En l'espèce, par jugement du 24 septembre 2025, le tribunal des activités économiques de Paris a placé la société Aurera en redressement judiciaire, procédure ainsi ouverte au cours de l'instance d'appel.

Si en application des règles précitées, l'instance en référé n'est pas interrompue par la survenance de la procédure collective, cette instance n'ôte pas au juge commissaire le pouvoir de prononcer l'admission ou le rejet de la créance.

Dès lors, l'ordonnance ayant accueilli la demande en paiement d'une provision doit être infirmée, cette demande étant devenue irrecevable en vertu de la règle de l'interdiction des poursuites édictée par le texte susvisé.

Sur les mesures accessoires :

La société Bys Conseil succombant, la décision déférée sera infirmée en ce qu'elle a mis les dépens de première instance à la charge de la société Aurera et condamné cette dernière à payer à la société Bys Conseil la somme de 3.500 € sur le fondement de l'article 700 du code de procédure civile.
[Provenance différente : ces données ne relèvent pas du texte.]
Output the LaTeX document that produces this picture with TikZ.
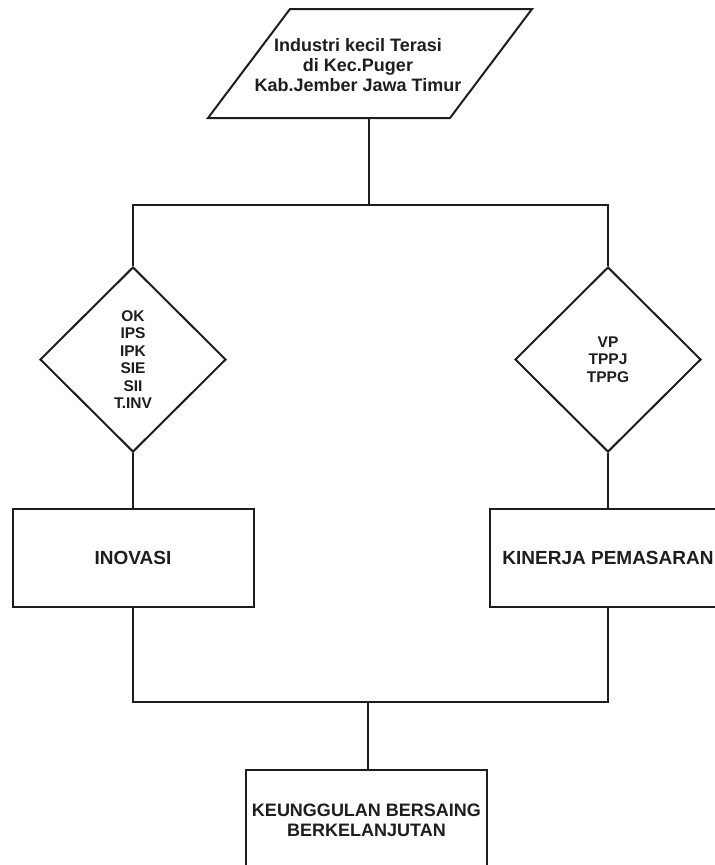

Statuant à nouveau, la cour condamne la société Bys Conseil aux dépens de première instance et d'appel avec application des dispositions de l'article 699 du code de procédure civile, au profit de Maître Moinnecourt, avocat, sur son affirmation de droit et, en équité, rejette les demandes respectives des parties au titre de l'article 700 du code de procédure civile en première instance et à hauteur d'appel.

PAR CES MOTIFS

La cour,

Vu le jugement du tribunal des activités économiques de Paris du 24 septembre 2025 prononçant l'ouverture d'une procédure de redressement judiciaire au profit de la société Aurera,

Infirme l'ordonnance rendue le 17 juillet 2024 par le juge des référés du tribunal de commerce de Lyon en toutes ses dispositions ;

Statuant à nouveau et y ajoutant,

Déclare la société Bys Conseil irrecevable en sa demande en paiement d'une provision ;

Condamne la société Bys Conseil aux dépens de première instance et d'appel, avec application des dispositions de l'article 699 du code de procédure civile, au profit de Maître Moinnecourt, avocat, sur son affirmation de droit ;

Rejette les demandes respectives des parties au titre de l'article 700 du code de procédure civile en première instance et à hauteur d'appel.